▸ The input:
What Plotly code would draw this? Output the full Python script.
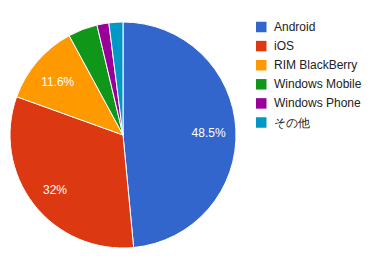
import plotly.graph_objects as go

labels = ["Android", "iOS", "RIM BlackBerry", "Windows Mobile", "Windows Phone", "その他"]
values = [48.5, 32.0, 11.6, 4.2, 1.7, 2.0]
slice_text = ["48.5%", "32%", "11.6%", "", "", ""]
colors = ["#3366cc", "#dc3912", "#ff9900", "#109618", "#990099", "#0099c6"]

W, H = 370, 256
cx, cy, r = 123, 135, 113
dom = dict(x=[(cx - r) / W, (cx + r) / W], y=[(H - cy - r) / H, (H - cy + r) / H])
tdy = 2.5  # small downward nudge of label ring
dom_txt = dict(x=dom["x"], y=[(H - cy - r - tdy) / H, (H - cy + r - tdy) / H])
FONT = "Liberation Sans, Arial"

fig = go.Figure()
fig.add_trace(go.Pie(
    labels=labels, values=values,
    textinfo="none",
    marker=dict(colors=colors, line=dict(color="white", width=1)),
    sort=False, direction="clockwise", rotation=0,
    hoverinfo="label+percent", showlegend=False, domain=dom,
))
# transparent ring overlay to place percentage labels at ~0.75 r (as in reference)
fig.add_trace(go.Pie(
    labels=labels, values=values, text=slice_text,
    textinfo="text", textposition="inside", insidetextorientation="horizontal",
    textfont=dict(color="white", size=12, family=FONT),
    marker=dict(colors=["rgba(0,0,0,0)"] * len(labels), line=dict(width=0)),
    hole=0.52, sort=False, direction="clockwise", rotation=0,
    hoverinfo="skip", showlegend=False, domain=dom_txt,
))

# legend
leg_x0, leg_y0, leg_dy, sw = 256, 27, 19.1, 10.5
for i, (lab, col) in enumerate(zip(labels, colors)):
    yc = leg_y0 + i * leg_dy
    fig.add_shape(type="rect", xref="paper", yref="paper",
                  x0=leg_x0 / W, x1=(leg_x0 + sw) / W,
                  y0=(H - yc - sw / 2) / H, y1=(H - yc + sw / 2) / H,
                  fillcolor=col, line=dict(width=0))
    fig.add_annotation(xref="paper", yref="paper", x=272 / W, y=(H - yc) / H,
                       xanchor="left", yanchor="middle", text=lab, showarrow=False,
                       font=dict(size=12, color="#222222", family=FONT))

fig.update_layout(
    width=W, height=H,
    margin=dict(l=0, r=0, t=0, b=0, autoexpand=False),
    paper_bgcolor="white", plot_bgcolor="white",
    font=dict(family=FONT, size=12, color="#222222"),
    showlegend=False,
)

fig.write_html("out.html")
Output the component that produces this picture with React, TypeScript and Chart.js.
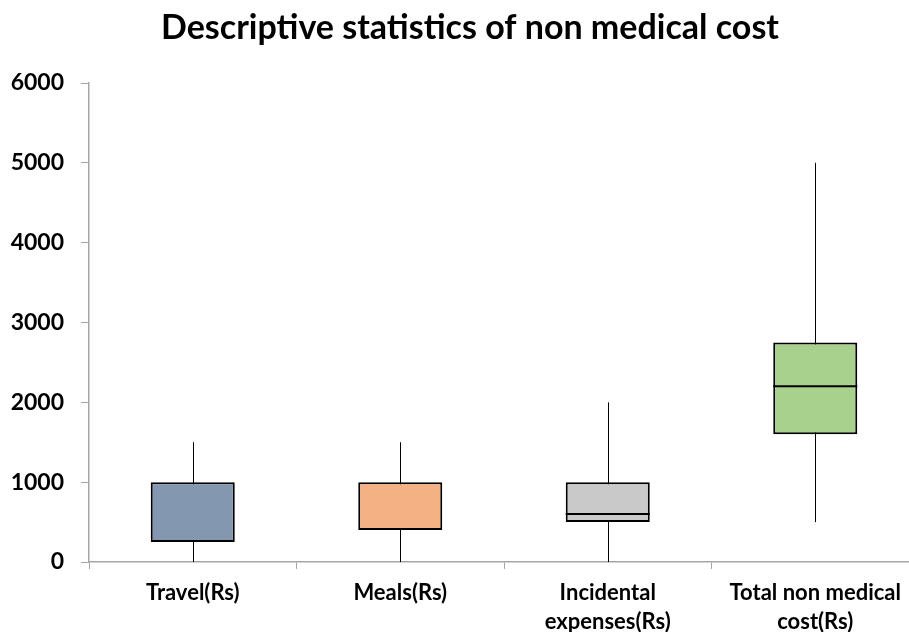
import React, { useEffect, useRef } from "react";
import { Chart, registerables } from "chart.js";

Chart.register(...registerables);

const categories: (string | string[])[] = [
  "Travel(Rs)",
  "Meals(Rs)",
  ["Incidental", "expenses(Rs)"],
  ["Total non medical", "cost(Rs)"],
];
const minValues = [0, 0, 0, 500];
const q1Values = [250, 400, 500, 1600];
const medianValues = [1000, 1000, 600, 2200];
const q3Values = [1000, 1000, 1000, 2750];
const maxValues = [1500, 1500, 2000, 5000];
const boxColors = ["#8497B0", "#F4B183", "#C9C9C9", "#A9D18E"];
const yTicks = [0, 1000, 2000, 3000, 4000, 5000, 6000];
const chartTitle = "Descriptive statistics of non medical cost";

const FONT = "Lato, 'DejaVu Sans', sans-serif";

const boxPlotPlugin = {
  id: "boxPlotExtras",
  beforeDatasetsDraw(chart: any) {
    const { ctx, scales } = chart;
    const meta = chart.getDatasetMeta(0);
    ctx.save();
    ctx.strokeStyle = "#000000";
    ctx.lineWidth = 1;
    meta.data.forEach((bar: any, i: number) => {
      const x = Math.round(bar.x) + 0.5;
      ctx.beginPath();
      ctx.moveTo(x, scales.y.getPixelForValue(minValues[i]));
      ctx.lineTo(x, scales.y.getPixelForValue(maxValues[i]));
      ctx.stroke();
    });
    ctx.restore();
  },
  afterDatasetsDraw(chart: any) {
    const { ctx, scales } = chart;
    const meta = chart.getDatasetMeta(0);
    ctx.save();
    ctx.strokeStyle = "#000000";
    ctx.lineWidth = 2;
    meta.data.forEach((bar: any, i: number) => {
      if (medianValues[i] === q3Values[i] || medianValues[i] === q1Values[i]) return;
      const half = bar.width / 2;
      const y = scales.y.getPixelForValue(medianValues[i]);
      ctx.beginPath();
      ctx.moveTo(bar.x - half, y);
      ctx.lineTo(bar.x + half, y);
      ctx.stroke();
    });
    ctx.restore();
  },
  afterDraw(chart: any) {
    const { ctx } = chart;
    ctx.save();
    ctx.fillStyle = "#000000";
    ctx.font = `bold 34px ${FONT}`;
    ctx.textAlign = "center";
    ctx.textBaseline = "middle";
    ctx.fillText(chartTitle, (chart.chartArea.right + 21) / 2, 28);
    ctx.restore();
  },
};

export default function App() {
  const canvasRef = useRef<HTMLCanvasElement | null>(null);

  useEffect(() => {
    const canvas = canvasRef.current;
    if (!canvas) return;
    const chart = new Chart(canvas, {
      type: "bar",
      data: {
        labels: categories as any,
        datasets: [
          {
            data: q1Values.map((q1, i) => [q1, q3Values[i]]) as any,
            backgroundColor: boxColors,
            borderColor: "#000000",
            borderWidth: 2,
            borderSkipped: false,
            barPercentage: 0.405,
            categoryPercentage: 1,
          },
        ],
      },
      options: {
        responsive: false,
        animation: false,
        events: [],
        layout: { padding: { left: 0, right: 0, top: 83, bottom: 0 } },
        plugins: {
          legend: { display: false },
          tooltip: { enabled: false },
          title: { display: false },
        },
        scales: {
          x: {
            grid: {
              display: true,
              drawOnChartArea: false,
              color: "#A6A6A6",
              tickLength: 7,
              tickColor: "#A6A6A6",
            },
            border: { display: true, color: "#A6A6A6", width: 1.5 },
            ticks: {
              color: "#000000",
              font: { family: FONT, size: 22, weight: "bold", lineHeight: 1.3 },
              padding: 10,
              maxRotation: 0,
              autoSkip: false,
            },
            afterFit(scale: any) {
              scale.height = 70;
            },
          },
          y: {
            min: 0,
            max: 6000,
            afterBuildTicks(scale: any) {
              scale.ticks = yTicks.map((v) => ({ value: v }));
            },
            grid: {
              display: true,
              drawOnChartArea: false,
              color: "#A6A6A6",
              tickLength: 8,
              tickColor: "#A6A6A6",
            },
            border: { display: true, color: "#A6A6A6", width: 1.5 },
            ticks: {
              color: "#000000",
              font: { family: FONT, size: 23, weight: "bold" },
              padding: 17,
              callback: (v: any) => String(v),
            },
            afterFit(scale: any) {
              scale.width = 89;
            },
          },
        },
      },
      plugins: [boxPlotPlugin],
    });
    return () => chart.destroy();
  }, []);

  return (
    <div style={{ position: "fixed", left: 0, top: 0, width: 919, height: 632, background: "#ffffff" }}>
      <canvas ref={canvasRef} width={919} height={632} />
    </div>
  );
}
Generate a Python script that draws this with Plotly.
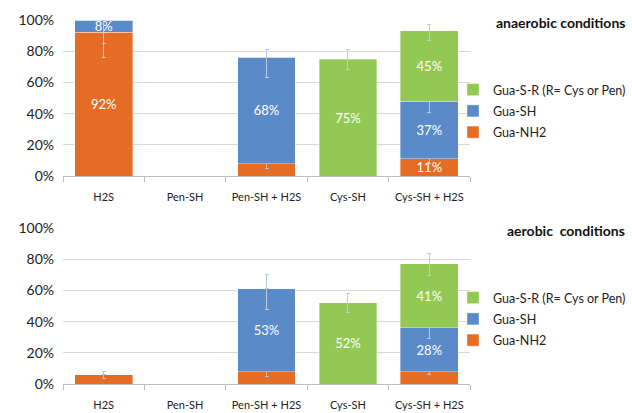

▸ Exercise brief:
Quote the listing above in full, except for the pictures.

▸ Answer to this task:
What Plotly code would draw this? Output the full Python script.
import plotly.graph_objects as go

labels = ["Android", "iOS", "RIM BlackBerry", "Windows Mobile", "Windows Phone", "その他"]
values = [48.5, 32.0, 11.6, 4.2, 1.7, 2.0]
slice_text = ["48.5%", "32%", "11.6%", "", "", ""]
colors = ["#3366cc", "#dc3912", "#ff9900", "#109618", "#990099", "#0099c6"]

W, H = 370, 256
cx, cy, r = 123, 135, 113
dom = dict(x=[(cx - r) / W, (cx + r) / W], y=[(H - cy - r) / H, (H - cy + r) / H])
tdy = 2.5  # small downward nudge of label ring
dom_txt = dict(x=dom["x"], y=[(H - cy - r - tdy) / H, (H - cy + r - tdy) / H])
FONT = "Liberation Sans, Arial"

fig = go.Figure()
fig.add_trace(go.Pie(
    labels=labels, values=values,
    textinfo="none",
    marker=dict(colors=colors, line=dict(color="white", width=1)),
    sort=False, direction="clockwise", rotation=0,
    hoverinfo="label+percent", showlegend=False, domain=dom,
))
# transparent ring overlay to place percentage labels at ~0.75 r (as in reference)
fig.add_trace(go.Pie(
    labels=labels, values=values, text=slice_text,
    textinfo="text", textposition="inside", insidetextorientation="horizontal",
    textfont=dict(color="white", size=12, family=FONT),
    marker=dict(colors=["rgba(0,0,0,0)"] * len(labels), line=dict(width=0)),
    hole=0.52, sort=False, direction="clockwise", rotation=0,
    hoverinfo="skip", showlegend=False, domain=dom_txt,
))

# legend
leg_x0, leg_y0, leg_dy, sw = 256, 27, 19.1, 10.5
for i, (lab, col) in enumerate(zip(labels, colors)):
    yc = leg_y0 + i * leg_dy
    fig.add_shape(type="rect", xref="paper", yref="paper",
                  x0=leg_x0 / W, x1=(leg_x0 + sw) / W,
                  y0=(H - yc - sw / 2) / H, y1=(H - yc + sw / 2) / H,
                  fillcolor=col, line=dict(width=0))
    fig.add_annotation(xref="paper", yref="paper", x=272 / W, y=(H - yc) / H,
                       xanchor="left", yanchor="middle", text=lab, showarrow=False,
                       font=dict(size=12, color="#222222", family=FONT))

fig.update_layout(
    width=W, height=H,
    margin=dict(l=0, r=0, t=0, b=0, autoexpand=False),
    paper_bgcolor="white", plot_bgcolor="white",
    font=dict(family=FONT, size=12, color="#222222"),
    showlegend=False,
)

fig.write_html("out.html")
Output the component that produces this picture with React, TypeScript and Chart.js.
import React, { useEffect, useRef } from "react";
import { Chart, registerables } from "chart.js";

Chart.register(...registerables);

const categories: (string | string[])[] = [
  "Travel(Rs)",
  "Meals(Rs)",
  ["Incidental", "expenses(Rs)"],
  ["Total non medical", "cost(Rs)"],
];
const minValues = [0, 0, 0, 500];
const q1Values = [250, 400, 500, 1600];
const medianValues = [1000, 1000, 600, 2200];
const q3Values = [1000, 1000, 1000, 2750];
const maxValues = [1500, 1500, 2000, 5000];
const boxColors = ["#8497B0", "#F4B183", "#C9C9C9", "#A9D18E"];
const yTicks = [0, 1000, 2000, 3000, 4000, 5000, 6000];
const chartTitle = "Descriptive statistics of non medical cost";

const FONT = "Lato, 'DejaVu Sans', sans-serif";

const boxPlotPlugin = {
  id: "boxPlotExtras",
  beforeDatasetsDraw(chart: any) {
    const { ctx, scales } = chart;
    const meta = chart.getDatasetMeta(0);
    ctx.save();
    ctx.strokeStyle = "#000000";
    ctx.lineWidth = 1;
    meta.data.forEach((bar: any, i: number) => {
      const x = Math.round(bar.x) + 0.5;
      ctx.beginPath();
      ctx.moveTo(x, scales.y.getPixelForValue(minValues[i]));
      ctx.lineTo(x, scales.y.getPixelForValue(maxValues[i]));
      ctx.stroke();
    });
    ctx.restore();
  },
  afterDatasetsDraw(chart: any) {
    const { ctx, scales } = chart;
    const meta = chart.getDatasetMeta(0);
    ctx.save();
    ctx.strokeStyle = "#000000";
    ctx.lineWidth = 2;
    meta.data.forEach((bar: any, i: number) => {
      if (medianValues[i] === q3Values[i] || medianValues[i] === q1Values[i]) return;
      const half = bar.width / 2;
      const y = scales.y.getPixelForValue(medianValues[i]);
      ctx.beginPath();
      ctx.moveTo(bar.x - half, y);
      ctx.lineTo(bar.x + half, y);
      ctx.stroke();
    });
    ctx.restore();
  },
  afterDraw(chart: any) {
    const { ctx } = chart;
    ctx.save();
    ctx.fillStyle = "#000000";
    ctx.font = `bold 34px ${FONT}`;
    ctx.textAlign = "center";
    ctx.textBaseline = "middle";
    ctx.fillText(chartTitle, (chart.chartArea.right + 21) / 2, 28);
    ctx.restore();
  },
};

export default function App() {
  const canvasRef = useRef<HTMLCanvasElement | null>(null);

  useEffect(() => {
    const canvas = canvasRef.current;
    if (!canvas) return;
    const chart = new Chart(canvas, {
      type: "bar",
      data: {
        labels: categories as any,
        datasets: [
          {
            data: q1Values.map((q1, i) => [q1, q3Values[i]]) as any,
            backgroundColor: boxColors,
            borderColor: "#000000",
            borderWidth: 2,
            borderSkipped: false,
            barPercentage: 0.405,
            categoryPercentage: 1,
          },
        ],
      },
      options: {
        responsive: false,
        animation: false,
        events: [],
        layout: { padding: { left: 0, right: 0, top: 83, bottom: 0 } },
        plugins: {
          legend: { display: false },
          tooltip: { enabled: false },
          title: { display: false },
        },
        scales: {
          x: {
            grid: {
              display: true,
              drawOnChartArea: false,
              color: "#A6A6A6",
              tickLength: 7,
              tickColor: "#A6A6A6",
            },
            border: { display: true, color: "#A6A6A6", width: 1.5 },
            ticks: {
              color: "#000000",
              font: { family: FONT, size: 22, weight: "bold", lineHeight: 1.3 },
              padding: 10,
              maxRotation: 0,
              autoSkip: false,
            },
            afterFit(scale: any) {
              scale.height = 70;
            },
          },
          y: {
            min: 0,
            max: 6000,
            afterBuildTicks(scale: any) {
              scale.ticks = yTicks.map((v) => ({ value: v }));
            },
            grid: {
              display: true,
              drawOnChartArea: false,
              color: "#A6A6A6",
              tickLength: 8,
              tickColor: "#A6A6A6",
            },
            border: { display: true, color: "#A6A6A6", width: 1.5 },
            ticks: {
              color: "#000000",
              font: { family: FONT, size: 23, weight: "bold" },
              padding: 17,
              callback: (v: any) => String(v),
            },
            afterFit(scale: any) {
              scale.width = 89;
            },
          },
        },
      },
      plugins: [boxPlotPlugin],
    });
    return () => chart.destroy();
  }, []);

  return (
    <div style={{ position: "fixed", left: 0, top: 0, width: 919, height: 632, background: "#ffffff" }}>
      <canvas ref={canvasRef} width={919} height={632} />
    </div>
  );
}
Generate a Python script that draws this with Plotly.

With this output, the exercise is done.